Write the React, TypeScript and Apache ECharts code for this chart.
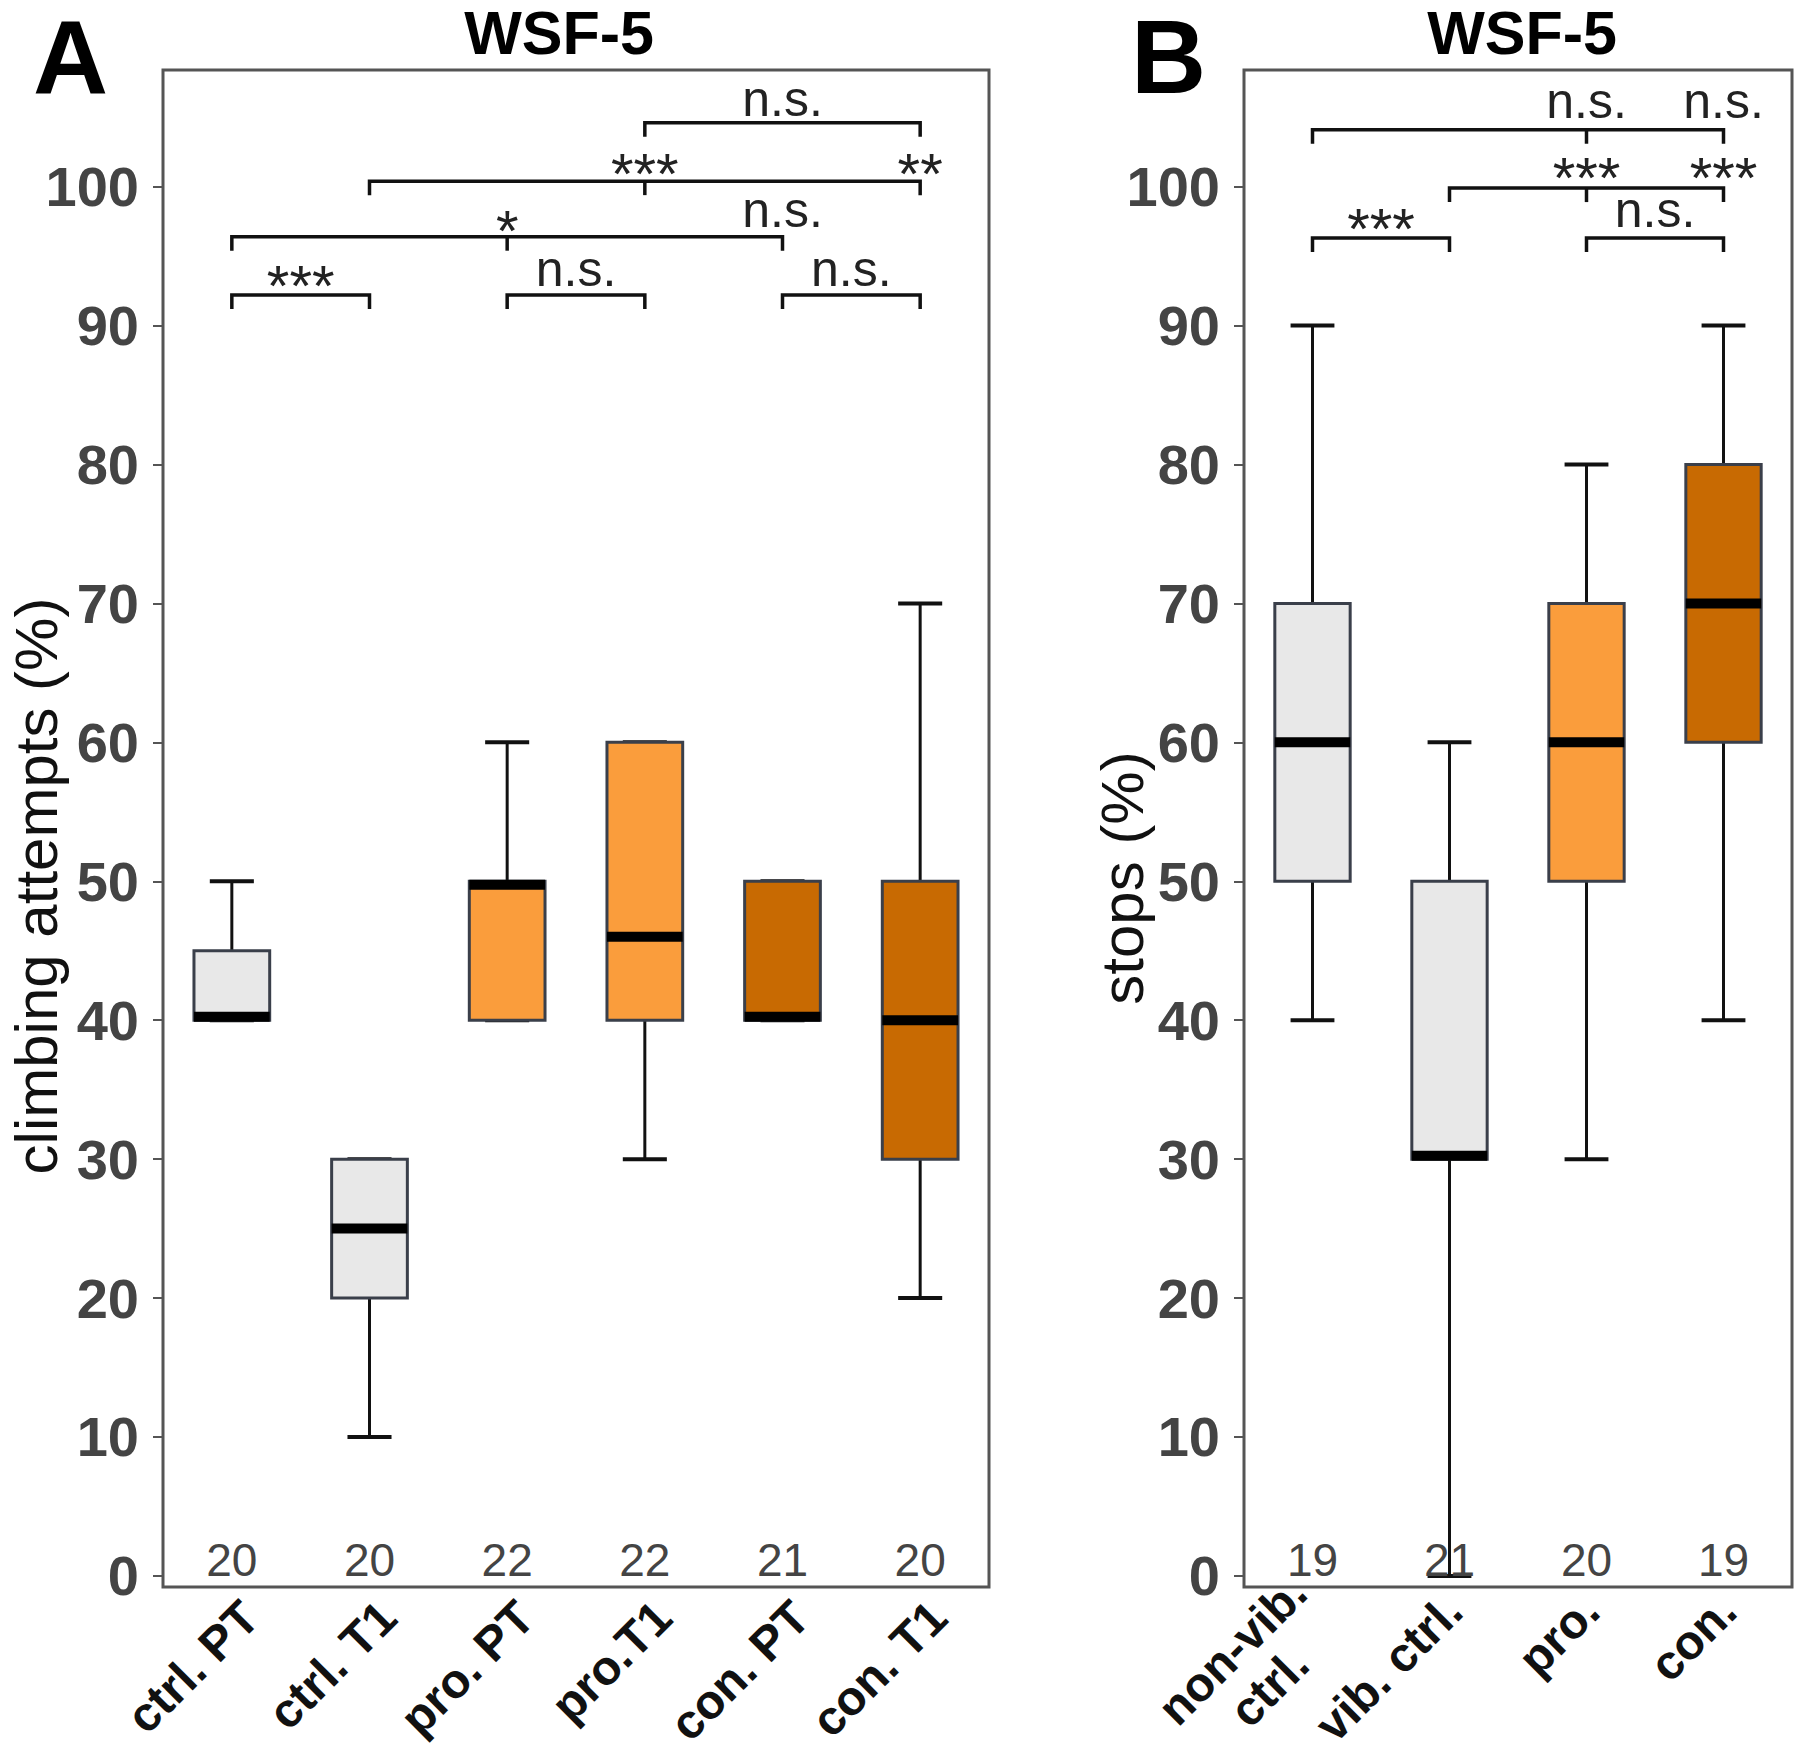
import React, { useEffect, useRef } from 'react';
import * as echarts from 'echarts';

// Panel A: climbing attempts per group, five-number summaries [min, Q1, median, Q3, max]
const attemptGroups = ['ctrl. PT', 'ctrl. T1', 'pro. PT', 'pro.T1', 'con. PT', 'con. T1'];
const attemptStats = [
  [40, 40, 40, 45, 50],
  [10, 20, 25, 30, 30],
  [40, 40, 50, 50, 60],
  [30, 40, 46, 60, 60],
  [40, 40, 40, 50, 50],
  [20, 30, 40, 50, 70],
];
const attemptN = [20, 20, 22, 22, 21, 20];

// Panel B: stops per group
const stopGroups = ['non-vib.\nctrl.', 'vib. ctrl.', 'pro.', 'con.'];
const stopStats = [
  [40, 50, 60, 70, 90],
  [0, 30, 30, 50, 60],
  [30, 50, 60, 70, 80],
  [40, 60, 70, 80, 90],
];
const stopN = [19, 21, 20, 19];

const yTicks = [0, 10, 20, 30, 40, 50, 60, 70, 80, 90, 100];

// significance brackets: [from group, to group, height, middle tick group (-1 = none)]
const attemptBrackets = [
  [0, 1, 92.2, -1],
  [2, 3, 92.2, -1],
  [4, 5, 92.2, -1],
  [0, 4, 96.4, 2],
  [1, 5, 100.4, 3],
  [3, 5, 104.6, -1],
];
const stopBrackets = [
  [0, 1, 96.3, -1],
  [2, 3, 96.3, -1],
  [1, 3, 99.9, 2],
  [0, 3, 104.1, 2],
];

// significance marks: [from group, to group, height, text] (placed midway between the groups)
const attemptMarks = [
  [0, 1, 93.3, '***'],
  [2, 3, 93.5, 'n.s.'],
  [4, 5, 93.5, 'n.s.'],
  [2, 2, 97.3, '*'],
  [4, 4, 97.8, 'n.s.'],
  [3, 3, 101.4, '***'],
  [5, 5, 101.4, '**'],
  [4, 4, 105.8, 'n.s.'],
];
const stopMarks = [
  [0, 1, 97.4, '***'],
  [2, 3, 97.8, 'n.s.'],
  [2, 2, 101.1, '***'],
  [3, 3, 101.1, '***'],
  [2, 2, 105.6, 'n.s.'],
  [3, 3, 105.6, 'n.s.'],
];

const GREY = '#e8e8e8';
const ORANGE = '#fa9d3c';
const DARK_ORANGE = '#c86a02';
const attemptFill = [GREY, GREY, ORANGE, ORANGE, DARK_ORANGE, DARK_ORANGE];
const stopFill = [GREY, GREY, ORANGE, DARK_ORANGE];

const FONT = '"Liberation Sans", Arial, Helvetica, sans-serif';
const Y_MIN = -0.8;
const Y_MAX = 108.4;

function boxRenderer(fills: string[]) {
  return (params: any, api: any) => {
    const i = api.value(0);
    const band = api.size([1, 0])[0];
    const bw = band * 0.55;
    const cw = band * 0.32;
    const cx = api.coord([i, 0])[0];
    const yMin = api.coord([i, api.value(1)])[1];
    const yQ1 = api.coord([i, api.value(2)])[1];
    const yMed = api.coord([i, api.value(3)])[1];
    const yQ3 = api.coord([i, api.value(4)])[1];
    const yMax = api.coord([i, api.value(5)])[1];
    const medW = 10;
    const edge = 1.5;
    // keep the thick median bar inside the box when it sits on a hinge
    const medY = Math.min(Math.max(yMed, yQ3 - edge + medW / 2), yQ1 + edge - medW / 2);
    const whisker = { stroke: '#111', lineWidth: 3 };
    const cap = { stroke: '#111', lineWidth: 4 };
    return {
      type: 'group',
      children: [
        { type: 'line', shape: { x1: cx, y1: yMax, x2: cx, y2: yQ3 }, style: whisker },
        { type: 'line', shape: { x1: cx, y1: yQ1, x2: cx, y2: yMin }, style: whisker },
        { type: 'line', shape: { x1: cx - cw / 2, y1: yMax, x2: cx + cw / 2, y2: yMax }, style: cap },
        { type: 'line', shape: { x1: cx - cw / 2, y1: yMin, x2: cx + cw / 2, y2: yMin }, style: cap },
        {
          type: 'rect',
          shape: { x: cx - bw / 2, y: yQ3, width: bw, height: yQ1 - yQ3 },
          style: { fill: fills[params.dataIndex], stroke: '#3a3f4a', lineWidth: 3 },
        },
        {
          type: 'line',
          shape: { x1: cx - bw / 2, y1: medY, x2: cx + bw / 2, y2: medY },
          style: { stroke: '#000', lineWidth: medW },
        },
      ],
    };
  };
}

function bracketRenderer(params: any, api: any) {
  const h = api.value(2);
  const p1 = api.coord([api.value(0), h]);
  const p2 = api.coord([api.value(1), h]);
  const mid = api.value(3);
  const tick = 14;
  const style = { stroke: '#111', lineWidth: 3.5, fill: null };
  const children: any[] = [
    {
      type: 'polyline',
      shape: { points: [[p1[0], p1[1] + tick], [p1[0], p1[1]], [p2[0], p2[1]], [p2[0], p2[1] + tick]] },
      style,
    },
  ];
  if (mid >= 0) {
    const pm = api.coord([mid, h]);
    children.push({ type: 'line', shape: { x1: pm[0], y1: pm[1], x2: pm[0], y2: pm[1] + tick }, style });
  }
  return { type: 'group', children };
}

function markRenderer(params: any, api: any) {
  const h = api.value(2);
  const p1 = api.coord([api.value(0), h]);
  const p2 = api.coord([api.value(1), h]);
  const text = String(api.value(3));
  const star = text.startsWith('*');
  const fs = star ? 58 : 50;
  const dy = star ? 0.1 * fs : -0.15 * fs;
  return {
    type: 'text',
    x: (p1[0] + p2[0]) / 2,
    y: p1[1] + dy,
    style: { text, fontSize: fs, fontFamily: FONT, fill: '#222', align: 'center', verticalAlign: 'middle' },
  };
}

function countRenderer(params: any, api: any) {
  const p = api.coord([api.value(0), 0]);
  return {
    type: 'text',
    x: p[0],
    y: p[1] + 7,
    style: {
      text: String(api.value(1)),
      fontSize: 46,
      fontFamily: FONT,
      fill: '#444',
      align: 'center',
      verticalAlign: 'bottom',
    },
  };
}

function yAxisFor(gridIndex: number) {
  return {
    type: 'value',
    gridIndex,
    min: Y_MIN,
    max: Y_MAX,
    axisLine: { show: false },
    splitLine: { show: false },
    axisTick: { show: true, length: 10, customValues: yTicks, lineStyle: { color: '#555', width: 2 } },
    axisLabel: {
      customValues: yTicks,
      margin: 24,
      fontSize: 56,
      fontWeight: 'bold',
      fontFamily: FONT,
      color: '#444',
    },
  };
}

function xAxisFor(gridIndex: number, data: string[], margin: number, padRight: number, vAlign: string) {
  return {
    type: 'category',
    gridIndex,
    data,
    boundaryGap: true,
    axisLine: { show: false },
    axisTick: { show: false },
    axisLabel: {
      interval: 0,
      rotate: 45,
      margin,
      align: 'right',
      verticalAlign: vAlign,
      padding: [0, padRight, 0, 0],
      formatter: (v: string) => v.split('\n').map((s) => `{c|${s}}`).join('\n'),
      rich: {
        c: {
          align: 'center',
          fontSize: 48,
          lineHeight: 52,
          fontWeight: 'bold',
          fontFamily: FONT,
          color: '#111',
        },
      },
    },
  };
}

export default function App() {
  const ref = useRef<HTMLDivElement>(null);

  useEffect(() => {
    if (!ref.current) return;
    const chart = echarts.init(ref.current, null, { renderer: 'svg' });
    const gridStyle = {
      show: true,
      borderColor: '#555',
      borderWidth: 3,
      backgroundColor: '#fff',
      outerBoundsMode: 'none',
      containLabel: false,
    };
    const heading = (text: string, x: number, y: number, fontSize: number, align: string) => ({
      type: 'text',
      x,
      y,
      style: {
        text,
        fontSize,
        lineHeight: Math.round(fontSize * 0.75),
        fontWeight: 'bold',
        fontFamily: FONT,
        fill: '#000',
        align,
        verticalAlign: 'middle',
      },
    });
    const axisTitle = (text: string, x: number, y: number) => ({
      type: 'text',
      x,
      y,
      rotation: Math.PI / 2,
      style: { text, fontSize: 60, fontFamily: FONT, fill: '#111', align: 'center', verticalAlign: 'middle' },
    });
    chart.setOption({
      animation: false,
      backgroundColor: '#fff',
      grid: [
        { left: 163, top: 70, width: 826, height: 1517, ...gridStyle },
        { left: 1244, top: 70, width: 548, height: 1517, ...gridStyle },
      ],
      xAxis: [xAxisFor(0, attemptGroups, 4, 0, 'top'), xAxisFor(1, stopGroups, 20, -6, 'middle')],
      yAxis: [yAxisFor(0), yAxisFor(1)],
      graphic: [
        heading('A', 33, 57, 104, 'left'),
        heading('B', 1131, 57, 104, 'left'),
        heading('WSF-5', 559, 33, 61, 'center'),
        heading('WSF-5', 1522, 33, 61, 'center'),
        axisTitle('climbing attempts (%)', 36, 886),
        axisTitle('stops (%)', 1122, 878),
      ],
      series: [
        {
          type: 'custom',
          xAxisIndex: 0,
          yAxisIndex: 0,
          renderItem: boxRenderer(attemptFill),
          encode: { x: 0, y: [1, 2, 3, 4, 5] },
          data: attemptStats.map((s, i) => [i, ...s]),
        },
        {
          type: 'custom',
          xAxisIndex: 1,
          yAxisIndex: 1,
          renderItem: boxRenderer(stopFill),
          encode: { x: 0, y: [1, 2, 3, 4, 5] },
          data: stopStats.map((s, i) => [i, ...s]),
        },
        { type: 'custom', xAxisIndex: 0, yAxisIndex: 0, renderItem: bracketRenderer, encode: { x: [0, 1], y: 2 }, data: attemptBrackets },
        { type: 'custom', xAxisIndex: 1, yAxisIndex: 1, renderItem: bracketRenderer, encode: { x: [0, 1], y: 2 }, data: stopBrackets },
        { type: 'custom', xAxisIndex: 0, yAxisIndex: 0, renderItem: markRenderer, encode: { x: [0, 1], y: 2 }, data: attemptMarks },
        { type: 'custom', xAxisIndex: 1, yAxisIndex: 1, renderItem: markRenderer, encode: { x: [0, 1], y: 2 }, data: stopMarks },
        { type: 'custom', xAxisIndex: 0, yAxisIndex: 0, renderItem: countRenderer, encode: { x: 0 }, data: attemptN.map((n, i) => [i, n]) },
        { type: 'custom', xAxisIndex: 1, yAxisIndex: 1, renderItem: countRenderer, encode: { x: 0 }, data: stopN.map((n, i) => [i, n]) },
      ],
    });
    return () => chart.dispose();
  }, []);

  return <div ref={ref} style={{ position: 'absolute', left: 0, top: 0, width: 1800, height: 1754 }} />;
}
-=-=-
### PROMPT
Omitting all pictures, restate exactly the lines of the material from its start through the line that contains "import * as echarts from 'echarts';".

### RESPONSE TO THE TASK
Write the React, TypeScript and Apache ECharts code for this chart.
import React, { useEffect, useRef } from 'react';
import * as echarts from 'echarts';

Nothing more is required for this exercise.